Queremos que la Biblia, en especial el evangelio, siga siendo para nosotros alimento de vida plena. Es posible superar estas lecturas ingenuas y acercarnos con una mirada más crítica y menos mágica a los textos bíblicos. Tenemos que permitirle al texto que nos hable, con toda su riqueza de contenido, y en esa actitud de escucha profunda podremos entablar con él un diálogo que enriquezca nuestras vidas y les dé un nuevo sentido. Pero es un diálogo que solo será posible si estudiamos un poco el texto, si nos acercamos a él con mirada crítica, si nos disponemos para aprender de la sabiduría antigua sin pretender manipularla. Provocar ese diálogo integral tendría que ser la tarea de la pastoral bíblica, es decir, de todo acompañamiento que se pueda ofrecer al pueblo de Dios para una la lectura bíblica más completa.

Esta reflexión nos lleva a plantear también un problema más amplio, espinoso, pero de abordaje indispensable. Se trata del papel mismo de la religión ante contingencias como la que estamos viviendo. Hasta los no creyentes estarían dispuestos a aceptar que ciertas ideas religiosas pueden ser eficaces para apuntalar actitudes constructivas. Se supone, por decir algo, que una persona religiosa tendría que estar más proclive a las acciones de solidaridad humana, que tendría una actitud permanente de cuidado hacia sus semejantes y hacia la naturaleza… pero ya sabemos que no siempre es así.

A nuestra fe cristiana le hace falta evangelio, le hace falta aprender de la osadía de Jesús frente a la religión de su época.

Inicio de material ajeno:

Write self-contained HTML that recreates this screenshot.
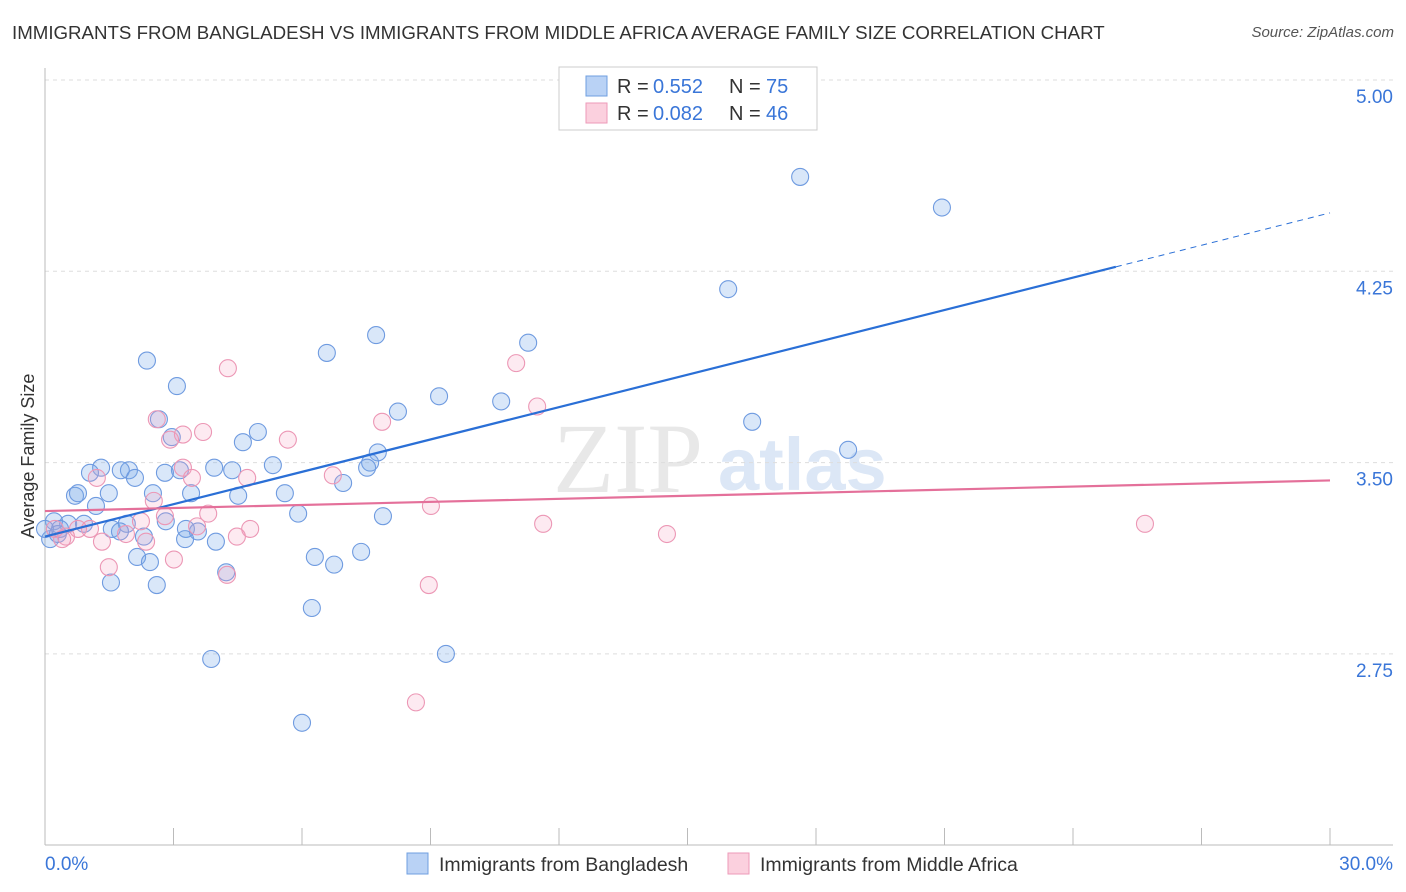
<!DOCTYPE html>
<html><head><meta charset="utf-8"><style>
body{margin:0;background:#fff;font-family:"Liberation Sans",sans-serif;}
#wrap{position:relative;width:1406px;height:892px;overflow:hidden;}
.t{position:absolute;white-space:nowrap;}
</style></head><body>
<div id="wrap">
<div class="t" style="left:12px;top:22px;font-size:18.7px;color:#333;">IMMIGRANTS FROM BANGLADESH VS IMMIGRANTS FROM MIDDLE AFRICA AVERAGE FAMILY SIZE CORRELATION CHART</div>
<div class="t" style="right:12px;top:24px;font-size:15px;color:#555;font-style:italic;">Source: ZipAtlas.com</div>
<svg id="svg" width="1406" height="892" style="position:absolute;left:0;top:0"></svg>
</div>
<script>
const xTicks=[0,3,6,9,12,15,18,21,24,27,30];
const yTicks=[2.75,3.50,4.25,5.00];
const yTickLabels=["2.75","3.50","4.25","5.00"];
const blueX=[17.63,20.94,15.95,7.73,11.28,6.58,2.38,3.08,9.20,10.65,8.24,16.51,2.66,4.97,2.96,4.62,18.75,7.77,7.59,3.95,5.32,7.52,1.31,1.96,1.77,3.15,1.05,2.80,4.37,2.10,6.96,0.70,0.77,1.49,2.52,3.41,4.51,5.60,1.19,5.91,7.89,2.82,0.54,0.91,1.91,0.21,1.56,3.29,3.57,1.75,2.31,3.27,3.99,0.12,0.35,6.30,7.38,2.15,2.45,6.75,4.23,1.54,2.61,6.23,9.36,3.88,6.00,0.0,0.30];
const blueY=[4.62,4.50,4.18,4.00,3.97,3.93,3.90,3.80,3.76,3.74,3.70,3.66,3.67,3.62,3.60,3.58,3.55,3.54,3.50,3.48,3.49,3.48,3.48,3.47,3.47,3.47,3.46,3.46,3.47,3.44,3.42,3.37,3.38,3.38,3.38,3.38,3.37,3.38,3.33,3.30,3.29,3.27,3.26,3.26,3.26,3.27,3.24,3.24,3.23,3.23,3.21,3.20,3.19,3.20,3.24,3.13,3.15,3.13,3.11,3.10,3.07,3.03,3.02,2.93,2.75,2.73,2.48,3.24,3.22];
const pinkX=[11.0,4.27,11.49,7.87,2.61,3.69,3.22,2.92,5.67,3.22,6.72,3.43,4.72,1.21,2.54,9.01,3.81,2.80,2.24,11.63,25.68,3.55,4.79,1.05,4.48,14.52,0.77,0.49,2.36,1.33,1.89,3.01,1.49,4.25,8.96,8.66,0.23,0.40];
const pinkY=[3.89,3.87,3.72,3.66,3.67,3.62,3.61,3.59,3.59,3.48,3.45,3.44,3.44,3.44,3.35,3.33,3.30,3.29,3.27,3.26,3.26,3.25,3.24,3.24,3.21,3.22,3.24,3.21,3.19,3.19,3.22,3.12,3.09,3.06,3.02,2.56,3.24,3.20];
const blueLine=[3.21,0.0423];
const pinkLine=[3.31,0.0040];
const blueSolidEnd=25;
const NS="http://www.w3.org/2000/svg";
const svg=document.getElementById('svg');
const X=v=>45+v/30*1285;
const Y=v=>80+(5-v)*255.07;
function mk(tag,attrs){const e=document.createElementNS(NS,tag);for(const k in attrs)e.setAttribute(k,attrs[k]);svg.appendChild(e);return e;}
const wm=mk('text',{x:553,y:492,'font-size':100,fill:'#e8e8e8','font-family':'Liberation Serif'});wm.textContent='ZIP';


const wm2=mk('text',{x:718,y:490,'font-size':74,fill:'#dce7f6','font-weight':'bold'});wm2.textContent='atlas';


yTicks.forEach((v,i)=>{
 const g=mk('line',{x1:45,x2:1393,y1:Y(v),y2:Y(v),stroke:'#ddd','stroke-dasharray':'4,4'});
 
 
 const t=mk('text',{x:1393,y:Y(v)+23,'text-anchor':'end','font-size':19,fill:'#3a76d8'});
 t.textContent=yTickLabels[i];
 
 
});
const ax=mk('line',{x1:45,x2:1393,y1:845,y2:845,stroke:'#bbb'});


const ay=mk('line',{x1:45,x2:45,y1:68,y2:845,stroke:'#bbb'});


xTicks.forEach(v=>{const l=mk('line',{x1:X(v),x2:X(v),y1:828,y2:845,stroke:'#bbb'});
 
 });
const x0=mk('text',{x:45,y:870,'font-size':19,fill:'#3a76d8'});x0.textContent='0.0%';


const x1=mk('text',{x:1393,y:870,'font-size':19,fill:'#3a76d8','text-anchor':'end'});x1.textContent='30.0%';


const yt=mk('text',{x:34,y:456,'font-size':18,fill:'#333','text-anchor':'middle',transform:'rotate(-90 34 456)'});yt.textContent='Average Family Size';


blueX.forEach((v,i)=>{const c=mk('circle',{cx:X(v),cy:Y(blueY[i]),r:8.5,fill:'rgba(120,170,235,0.28)',stroke:'#6f9be0','stroke-width':1.1});
 
 });
pinkX.forEach((v,i)=>{const c=mk('circle',{cx:X(v),cy:Y(pinkY[i]),r:8.5,fill:'rgba(245,160,190,0.22)',stroke:'#ec97b5','stroke-width':1.1});
 
 });
const bl=mk('line',{x1:X(0),y1:Y(blueLine[0]),x2:X(blueSolidEnd),y2:Y(blueLine[0]+blueLine[1]*blueSolidEnd),stroke:'#2a6fd6','stroke-width':2.2});


const bd=mk('line',{x1:X(blueSolidEnd),y1:Y(blueLine[0]+blueLine[1]*blueSolidEnd),x2:X(30),y2:Y(blueLine[0]+blueLine[1]*30),stroke:'#2a6fd6','stroke-width':1,'stroke-dasharray':'6,5'});


const pl=mk('line',{x1:X(0),y1:Y(pinkLine[0]),x2:X(30),y2:Y(pinkLine[0]+pinkLine[1]*30),stroke:'#e4709a','stroke-width':2.2});


// top legend
const lb=mk('rect',{x:559,y:67,width:258,height:63,fill:'#fff',stroke:'#ccc'});


[[86,'#b9d2f5','#6f9fe0','0.552','75'],[113,'#fbd0de','#ee9ab8','0.082','46']].forEach(r=>{
 const s=mk('rect',{x:586,y:r[0]-10,width:21,height:20,fill:r[1],stroke:r[2]});
 
 
 const parts=[[617,'R =','#333'],[653,r[3],'#3a76d8'],[729,'N =','#333'],[766,r[4],'#3a76d8']];
 parts.forEach(p=>{
  const t=mk('text',{x:p[0],y:r[0]+7,'font-size':20,fill:p[2]});
  t.textContent=p[1];
  
  
 });
});
// bottom legend
[[407,'#b9d2f5','#6f9fe0','Immigrants from Bangladesh'],[728,'#fbd0de','#ee9ab8','Immigrants from Middle Africa']].forEach(r=>{
 const s=mk('rect',{x:r[0],y:853,width:21,height:21,fill:r[1],stroke:r[2]});
 
 
 const t=mk('text',{x:r[0]+32,y:871,'font-size':19.5,fill:'#333'});
 t.textContent=r[3];
 
 
});
</script>
</body></html>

Ya al principio de la pandemia, cuando la iglesia tomó la decisión de dar la comunión en la mano, como acto de prevención contra el contagio, pudimos encontrarnos con algunos grupos, afortunadamente minoritarios, que por un falso sentido de respeto se negaban a recibir la comunión de esa manera. Hay quienes prefirieron, incluso, dejar de recibir el sacramento por conservar una costumbre litúrgica de menor importancia. Más tarde, ya con las disposiciones de reclusión obligatoria en las casas, se han difundido a través de la red mensajes religiosos que revelan una concepción de la enfermedad que Jesús mismo había declarado superada: que la enfermedad es una especie de castigo por los pecados (Jn 9,2-3). Entiendo que en el fondo de tales discursos se encuentre un deseo de aprovechar la enfermedad para promover un cambio de vida, pero eso no deja de desnudar que todavía creemos en un Dios que, desde el cielo y lleno de ira, reparte enfermedades al por mayor y se regocija en mandar pestes y desgracias. Un Dios muy lejano al Dios de amor que Jesucristo anunció en el evangelio.

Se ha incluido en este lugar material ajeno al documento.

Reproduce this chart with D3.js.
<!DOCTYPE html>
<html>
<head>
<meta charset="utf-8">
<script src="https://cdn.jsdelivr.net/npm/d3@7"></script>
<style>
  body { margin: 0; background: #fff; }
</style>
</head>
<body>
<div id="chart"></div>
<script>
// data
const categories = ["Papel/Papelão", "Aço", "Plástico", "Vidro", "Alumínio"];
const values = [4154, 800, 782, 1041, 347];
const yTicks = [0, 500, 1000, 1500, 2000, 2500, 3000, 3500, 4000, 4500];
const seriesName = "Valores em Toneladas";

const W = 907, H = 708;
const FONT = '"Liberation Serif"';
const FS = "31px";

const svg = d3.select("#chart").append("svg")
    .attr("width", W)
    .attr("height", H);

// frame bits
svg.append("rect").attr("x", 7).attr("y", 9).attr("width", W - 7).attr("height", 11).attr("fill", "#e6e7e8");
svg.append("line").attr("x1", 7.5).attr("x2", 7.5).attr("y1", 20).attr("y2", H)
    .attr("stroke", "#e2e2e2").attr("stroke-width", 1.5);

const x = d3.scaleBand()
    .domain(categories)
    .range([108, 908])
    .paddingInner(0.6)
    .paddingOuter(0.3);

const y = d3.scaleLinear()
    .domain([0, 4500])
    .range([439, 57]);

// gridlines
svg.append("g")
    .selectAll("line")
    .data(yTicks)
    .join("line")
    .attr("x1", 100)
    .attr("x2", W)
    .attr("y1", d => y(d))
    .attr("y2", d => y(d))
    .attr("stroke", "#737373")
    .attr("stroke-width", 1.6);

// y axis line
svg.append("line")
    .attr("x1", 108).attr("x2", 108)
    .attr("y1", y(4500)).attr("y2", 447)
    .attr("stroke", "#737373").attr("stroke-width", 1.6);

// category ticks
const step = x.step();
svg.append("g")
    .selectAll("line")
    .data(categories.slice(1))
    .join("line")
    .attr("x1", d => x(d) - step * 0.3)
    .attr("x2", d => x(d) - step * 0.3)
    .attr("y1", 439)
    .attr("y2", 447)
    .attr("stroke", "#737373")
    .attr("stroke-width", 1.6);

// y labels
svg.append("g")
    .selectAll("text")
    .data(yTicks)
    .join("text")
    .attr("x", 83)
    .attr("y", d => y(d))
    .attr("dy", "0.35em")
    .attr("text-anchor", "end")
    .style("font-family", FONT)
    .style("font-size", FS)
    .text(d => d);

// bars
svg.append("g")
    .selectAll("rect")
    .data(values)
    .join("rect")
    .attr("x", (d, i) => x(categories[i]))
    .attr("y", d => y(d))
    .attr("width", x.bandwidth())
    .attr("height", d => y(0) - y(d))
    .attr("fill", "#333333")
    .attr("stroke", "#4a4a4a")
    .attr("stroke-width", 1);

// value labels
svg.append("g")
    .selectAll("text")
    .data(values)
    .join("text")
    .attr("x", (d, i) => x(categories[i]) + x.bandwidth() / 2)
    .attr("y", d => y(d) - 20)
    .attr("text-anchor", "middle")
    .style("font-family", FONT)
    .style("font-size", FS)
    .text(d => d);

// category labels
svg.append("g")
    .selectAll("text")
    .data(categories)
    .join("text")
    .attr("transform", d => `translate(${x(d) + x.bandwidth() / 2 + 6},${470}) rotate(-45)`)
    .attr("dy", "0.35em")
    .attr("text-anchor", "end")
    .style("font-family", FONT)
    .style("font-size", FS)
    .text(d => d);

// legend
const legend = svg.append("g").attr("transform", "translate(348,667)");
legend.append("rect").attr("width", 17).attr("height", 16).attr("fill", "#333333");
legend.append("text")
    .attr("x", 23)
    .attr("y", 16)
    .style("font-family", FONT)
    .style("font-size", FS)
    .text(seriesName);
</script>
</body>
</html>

Quizá por eso me gustó tanto la manera como Leonardo Boff, se refirió a la función de la espiritualidad en su artículo más reciente: “Somos seres con espiritualidad. Descubrimos la fuerza del mundo espiritual que constituye nuestro estrato más profundo, donde se elaboran los grandes sueños, se hacen las preguntas últimas sobre el significado de nuestra vida y donde sentimos que debe existir una Energía amorosa y poderosa que impregna todo, sostiene el cielo estrellado y nuestra propia vida, sobre la cual no tenemos todo el control. Podemos abrirnos a Ella, acogerla, como en una apuesta, confiar en que Ella nos sostiene en la palma de su mano y que, a pesar de todas las confrontaciones, garantiza un buen final para nuestro universo, para nuestra historia, a la vez sapiente y demente, y para cada uno de nosotros. Cultivando este mundo espiritual nos sentimos más fuertes, más cuidadores, más amorosos, en fin, más humanos.”

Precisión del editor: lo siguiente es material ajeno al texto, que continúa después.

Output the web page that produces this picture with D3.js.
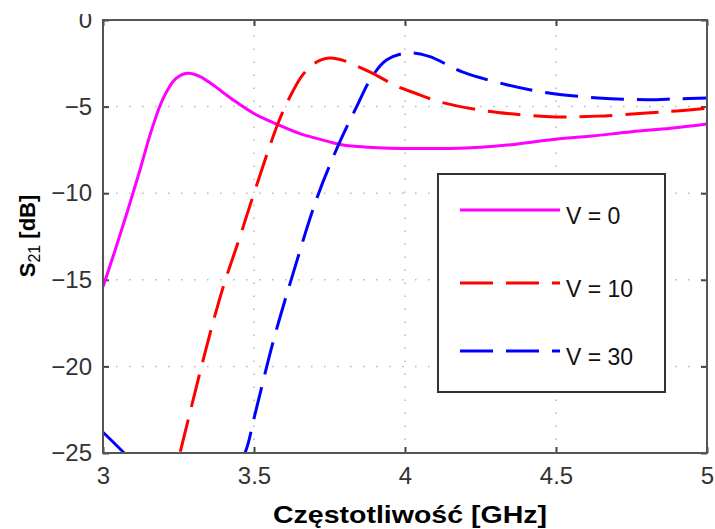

Si la religión sirve para esto, para hacernos más cuidadores y más amorosos, sea bienvenida. Si, en cambio, sirve solamente para infundir miedo y reforzar nuestras actitudes discriminatorias, sirve para muy poco y más le valdría ser barrida de la historia. No lo olvidemos: no es cualquier Dios en el que creemos, sino en el Dios de aquel judío de Nazaret al que llamamos mesías y salvador.